La Cité des sciences a été créée pour diffuser la culture scientifique vers un large public. Il était donc logique de constituer un fonds historique de vulgarisation scientifique. Des Merveilles de la science aux premiers numéros du Scientific American ou de Science et vie, la collection s’est enrichie principalement par des achats auprès de libraires de livres anciens ou de collectionneurs.
Un autre axe de politique d’acquisition s’est développé autour des sources de la science du XXe siècle. Quelques sondages et enquêtes rapides avaient montré que ces documents (beaucoup de périodiques en particulier) connaissaient une sorte de purgatoire : ils n’intéressaient pas encore les historiens et, jugés obsolètes, n’intéressaient plus les scientifiques. Le risque d’une élimination était grand. Des périodiques comme IBM Journal of Research and Development sont des sources indispensables pour l’histoire des sciences et des techniques du XXe siècle.
La collection a aussi bénéficié d’opportunités et de hasards. Un premier achat d’un fonds de psychiatrie infantile a été complété quelques années plus tard par l’acquisition d’une importante bibliothèque sur la psychiatrie et l’inconscient.
D’autres collections ont fait l’objet d’accords avec différents partenaires. Ainsi les archives pour l’histoire de la physique quantique, reproduites sur microfilms, contiennent les archives de 250 scientifiques, actifs dans le domaine de la physique quantique entre 1900 et 1930 : interviews, correspondance scientifique et, pour certains, cours et biographie.

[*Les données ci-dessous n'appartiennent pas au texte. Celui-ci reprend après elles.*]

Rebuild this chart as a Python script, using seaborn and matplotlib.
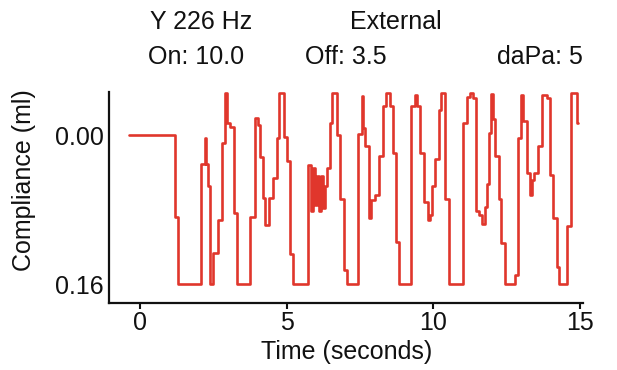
import numpy as np
import pandas as pd
import matplotlib
matplotlib.use("Agg")
import matplotlib.pyplot as plt
import seaborn as sns

# step trace: start time of each level (s) and level (ml)
time_s = [
    -0.38, 1.19, 1.30, 2.08, 2.22, 2.25, 2.32, 2.39, 2.49, 2.66,
    2.80, 2.90, 2.95, 3.07, 3.20, 3.32, 3.75, 3.92, 4.01, 4.09,
    4.19, 4.26, 4.40, 4.53, 4.65, 4.74, 4.91, 5.01, 5.11, 5.22,
    5.73, 5.83, 5.90, 5.97, 6.03, 6.10, 6.17, 6.24, 6.31, 6.38,
    6.49, 6.55, 6.72, 6.82, 6.94, 7.06, 7.43, 7.57, 7.60, 7.67,
    7.79, 7.88, 8.01, 8.15, 8.28, 8.39, 8.52, 8.63, 8.73, 8.83,
    9.24, 9.38, 9.44, 9.55, 9.67, 9.80, 9.89, 9.96, 10.06, 10.18,
    10.26, 10.40, 10.52, 11.01, 11.15, 11.25, 11.35, 11.46, 11.56, 11.66,
    11.76, 11.83, 11.88, 11.97, 12.03, 12.10, 12.22, 12.32, 12.44, 12.78,
    12.89, 12.99, 13.06, 13.18, 13.30, 13.35, 13.43, 13.57, 13.69, 13.86,
    13.98, 14.08, 14.20, 14.27, 14.56, 14.69, 14.90, 14.93,
]
compliance_ml = [
    0.000, 0.088, 0.160, 0.031, 0.003, 0.031, 0.054, 0.160, 0.126, 0.091,
    0.008, -0.046, -0.013, -0.009, 0.084, 0.160, 0.088, -0.019, -0.011, 0.023,
    0.067, 0.096, 0.067, 0.046, 0.003, -0.046, 0.002, 0.028, 0.128, 0.160,
    0.032, 0.081, 0.035, 0.075, 0.044, 0.081, 0.044, 0.078, 0.054, 0.035,
    -0.013, -0.046, 0.000, 0.068, 0.145, 0.160, -0.002, -0.042, -0.008, 0.011,
    0.089, 0.070, 0.064, 0.022, -0.032, -0.046, -0.032, 0.019, 0.115, 0.160,
    -0.032, -0.043, -0.032, 0.019, 0.072, 0.091, 0.086, 0.054, 0.025, -0.027,
    -0.046, 0.068, 0.160, -0.013, -0.041, -0.046, -0.040, 0.081, 0.086, 0.095,
    0.077, 0.052, -0.003, -0.045, -0.018, 0.022, 0.068, 0.116, 0.160, 0.150,
    0.003, -0.043, -0.016, 0.040, 0.064, 0.048, 0.041, 0.011, -0.043, -0.040,
    0.043, 0.089, 0.142, 0.160, 0.097, -0.046, -0.013, -0.013,
]

x_ticks = [0, 5, 10, 15]
y_ticks = [0.00, 0.16]
y_tick_labels = ["0.00", "0.16"]

header_top = ["Y 226 Hz", "External"]
header_bottom = ["On: 10.0", "Off: 3.5", "daPa: 5"]

df = pd.DataFrame({"time": time_s, "compliance": compliance_ml})

ink = "#111111"
sns.set_theme(style="ticks", rc={"text.color": ink, "axes.labelcolor": ink,
                                 "xtick.color": ink, "ytick.color": ink})
plt.rcParams["font.family"] = ["Liberation Sans", "DejaVu Sans"]

fig = plt.figure(figsize=(6.17, 3.70), dpi=100)
ax = fig.add_axes([0.1767, 0.1819, 0.7682, 0.5703])

sns.lineplot(data=df, x="time", y="compliance", ax=ax, estimator=None, sort=False,
             drawstyle="steps-post", color="#e0362c", linewidth=1.9)

ax.set_xlim(-1.06, 15.10)
ax.set_ylim(0.180, -0.047)  # inverted, 0.00 at top

ax.set_xticks(x_ticks)
ax.set_yticks(y_ticks)
ax.set_yticklabels(y_tick_labels)
ax.tick_params(axis="x", length=4, width=1.5, color=ink, labelsize=18, pad=2)
ax.tick_params(axis="y", length=0, labelsize=18, pad=4)

for side in ["top", "right"]:
    ax.spines[side].set_visible(False)
for side in ["left", "bottom"]:
    ax.spines[side].set_linewidth(1.6)
    ax.spines[side].set_color(ink)

ax.set_xlabel("Time (seconds)", fontsize=18)
ax.set_ylabel("Compliance (ml)", fontsize=18)
ax.xaxis.set_label_coords(0.502, -0.175)
ax.yaxis.set_label_coords(-0.155, 0.58)

# instrument header above the trace
fig.text(0.243, 0.9405, header_top[0], fontsize=18, va="center", ha="left")
fig.text(0.567, 0.9405, header_top[1], fontsize=18, va="center", ha="left")
fig.text(0.240, 0.846, header_bottom[0], fontsize=18, va="center", ha="left")
fig.text(0.494, 0.846, header_bottom[1], fontsize=18, va="center", ha="left")
fig.text(0.945, 0.846, header_bottom[2], fontsize=18, va="center", ha="right")

fig.savefig("out.png", dpi=100)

Enfin, il convient de signaler que, compte tenu de la valeur de ses ressources documentaires et des moyens mis en œuvre pour les développer, la Médiathèque d’histoire des sciences a été retenue pour être pôle associé à la Bibliothèque nationale de France, dans le cadre d’une convention dite « label », n’intégrant pas d’aide financière pour les acquisitions. La coopération porte notamment sur les collections de périodiques contemporains et les fonds en didactique et muséologie scientifique.